We further wanted to validate and explore the probable mechanism in all LUAD patients. We then used these 12 genes for clustering analysis in LUAD patients in the TCGA database. We found that at k = 2 these genes could clearly classify patients into two subtypes (Fig. 6A-D). There was a significant survival difference between these two subtypes (Fig. 6E), so we could tentatively conclude that in LUAD, by the expression of these 12 genes, we could get a platinum-containing adjuvant chemotherapy insensitive subtype, suggesting that patients in this subtype may not benefit from neoadjuvant or adjuvant chemotherapy.
Furthermore, cox and nomogram analyses were performed based on these 12 genes. Univariate analysis (Fig. 6F) revealed that ALCAM, CAV2, VDAC3, PHLDA1, DUSP23, and SPATS2L were significant predictors of the prognosis of LUAD patients, Multivariate Cox proportional hazard analysis (Fig. 6G) demonstrated ALCAM, CAV2, CD9, VDAC3, PHLDA1 were independent prognostic factors for survival in LUAD patients. A nomogram relating to 5 independent risk factors (ALCAM, CAV2, CD9, VDAC3, PHLDA1), which were concluded from MVA. The Points could calculate 1-year, 3-year and 5-year overall survival (OS) at the model's top (Fig. 6H). The internal evaluation was performed (Fig. 6I) with the same TCGA database, the C-index of which was 0.652 (0.603-1). In general, LUAD patients with a lower expression of CAV2, VDAC3, and PHLDA1 had longer predicted survival time.

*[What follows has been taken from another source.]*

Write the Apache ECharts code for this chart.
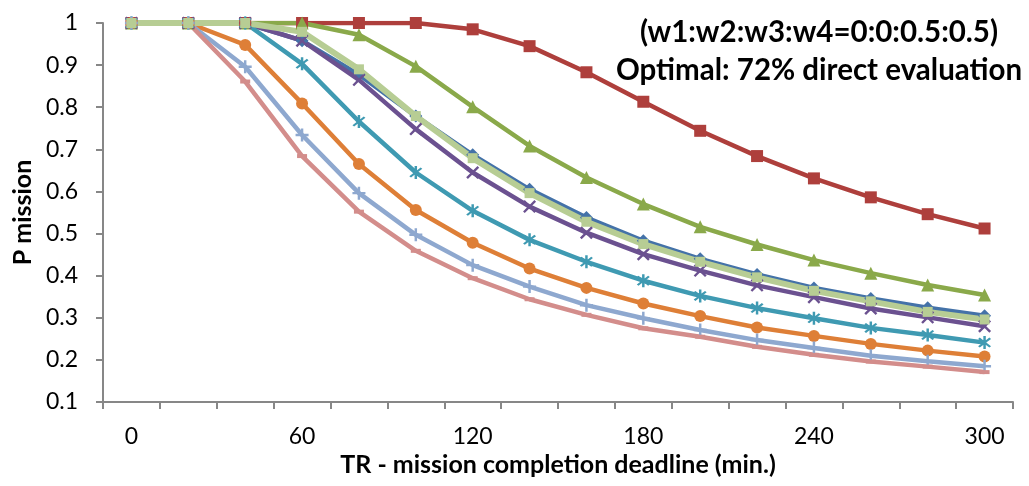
<!DOCTYPE html>
<html><head><meta charset="utf-8">
<script src="https://cdn.jsdelivr.net/npm/echarts@6/dist/echarts.min.js"></script>
<style>html,body{margin:0;padding:0;background:#fff}#c{width:1029px;height:486px}</style>
</head><body><div id="c"></div>
<script>
const categories = ['0','20','40','60','80','100','120','140','160','180','200','220','240','260','280','300'];
const blueDiamond = [1,1,1,0.958,0.877,0.779,0.687,0.605,0.538,0.483,0.440,0.403,0.371,0.346,0.324,0.305];
const redSquare   = [1,1,1,1,1,1,0.985,0.945,0.883,0.813,0.744,0.684,0.631,0.586,0.546,0.512];
const greenTri    = [1,1,1,1,0.972,0.897,0.801,0.708,0.633,0.570,0.516,0.474,0.437,0.406,0.378,0.354];
const purpleX     = [1,1,1,0.958,0.865,0.748,0.645,0.564,0.502,0.451,0.412,0.377,0.349,0.322,0.301,0.280];
const tealStar    = [1,1,1,0.903,0.766,0.645,0.554,0.485,0.433,0.388,0.352,0.323,0.299,0.276,0.259,0.241];
const orangeCirc  = [1,1,0.948,0.809,0.665,0.556,0.478,0.417,0.371,0.334,0.304,0.277,0.257,0.238,0.222,0.208];
const lightBlue   = [1,1,0.896,0.734,0.596,0.497,0.425,0.374,0.330,0.299,0.271,0.247,0.228,0.210,0.197,0.185];
const pinkDash    = [1,1,0.861,0.684,0.552,0.459,0.394,0.344,0.307,0.275,0.255,0.231,0.212,0.196,0.184,0.171];
const lightGreen  = [1,1,1,0.979,0.890,0.779,0.679,0.596,0.528,0.475,0.433,0.396,0.364,0.339,0.314,0.296];
const titleLines = ['(w1:w2:w3:w4=0:0:0.5:0.5)','Optimal: 72% direct evaluation'];
const xName = 'TR - mission completion deadline (min.)';
const yName = 'P mission';

const FONT = 'Lato, "Open Sans", sans-serif';
const X_SYM = 'path://M1.3,0L5,3.7L8.7,0L10,1.3L6.3,5L10,8.7L8.7,10L5,6.3L1.3,10L0,8.7L3.7,5L0,1.3Z';
const STAR_SYM = 'path://M1.3,0L5,3.7L8.7,0L10,1.3L6.3,5L10,8.7L8.7,10L5,6.3L1.3,10L0,8.7L3.7,5L0,1.3Z M4.05,-1.5H5.95V11.5H4.05Z';
const PLUS_SYM = 'path://M4.05,0H5.95V4.05H10V5.95H5.95V10H4.05V5.95H0V4.05H4.05Z';

function mk(name, data, color, symbol, size, width) {
  return {
    name, type: 'line', data, symbol, symbolSize: size,
    lineStyle: {color, width: width || 4.5},
    itemStyle: {color, borderColor: color, borderWidth: 0},
    emphasis: {disabled: true}, animation: false
  };
}

const chart = echarts.init(document.getElementById('c'));
chart.setOption({
  animation: false,
  grid: {left: 103, right: 16, top: 23, bottom: 84, containLabel: false},
  xAxis: {
    type: 'category', data: categories, boundaryGap: true,
    name: xName, nameLocation: 'middle', nameGap: 43,
    nameTextStyle: {fontFamily: FONT, fontWeight: 'bold', fontSize: 25, color: '#000'},
    axisLine: {lineStyle: {color: '#878787', width: 2}},
    axisTick: {show: true, interval: 0, length: 7, lineStyle: {color: '#878787', width: 2}},
    axisLabel: {interval: 2, fontFamily: FONT, fontSize: 23, color: '#000', margin: 23},
    splitLine: {show: false}
  },
  yAxis: {
    type: 'value', min: 0.1, max: 1, interval: 0.1,
    name: yName, nameLocation: 'middle', nameGap: 68, nameRotate: 90,
    nameTextStyle: {fontFamily: FONT, fontWeight: 'bold', fontSize: 25, color: '#000'},
    axisLine: {show: true, lineStyle: {color: '#878787', width: 2}},
    axisTick: {show: true, length: 7, lineStyle: {color: '#878787', width: 2}},
    axisLabel: {fontFamily: FONT, fontSize: 23, color: '#000', margin: 25,
      formatter: v => String(Math.round(v * 10) / 10)},
    splitLine: {show: false}
  },
  graphic: [{
    type: 'text', x: 819, y: 13, z: 100,
    style: {text: titleLines.join('\n'), textAlign: 'center', fontFamily: FONT,
      fontWeight: 'bold', fontSize: 29.5, lineHeight: 38, fill: '#000'}
  }],
  series: [
    mk('s1', blueDiamond, '#4472A8', 'diamond', 13),
    mk('s2', redSquare, '#AE3F3C', 'rect', 12),
    mk('s3', greenTri, '#8AA94A', 'triangle', 13),
    mk('s4', purpleX, '#6B5190', X_SYM, 13),
    mk('s5', tealStar, '#3F9AB2', STAR_SYM, 13),
    mk('s6', orangeCirc, '#DE7F37', 'circle', 12),
    mk('s7', lightBlue, '#8EA8CF', PLUS_SYM, 13),
    mk('s8', pinkDash, '#D38D8B', 'rect', [10, 4]),
    mk('s9', lightGreen, '#B7CD94', 'rect', 10, 6)
  ]
});
</script></body></html>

3.7 Expression of PHLDA1, CAV2, VDAC3 is associated with the sensitivity of cisplatin in A549, PC9 and TE1 Cells.
Next, we validated whether the three genes most relevant to prognosis were related to cisplatin resistance at the level of in vitro experiments. We selected two LUAD cell lines, A549 and PC9, and one ESCC cell line TE1 for the experiments. First, PHLDA1, CAV2, VDAC3 and control (NC) siRNAs were transfected in the 3 cell lines to knock down the expression of these three genes (Fig. 7A-C), respectively. We then performed CCK8 and EdU assays on knockdown PHLDA1, CAV2 and VDAC3 (selected siRNA sequences with the highest knockdown efficiency and compared with knockdown NC cells) to detect changes in their sensitivity to cisplatin, respectively. As shown in Fig. 7D and 7E, the sensitivity of A549, PC9 and TE1 cells to cisplatin increased after the knockdown of these three genes.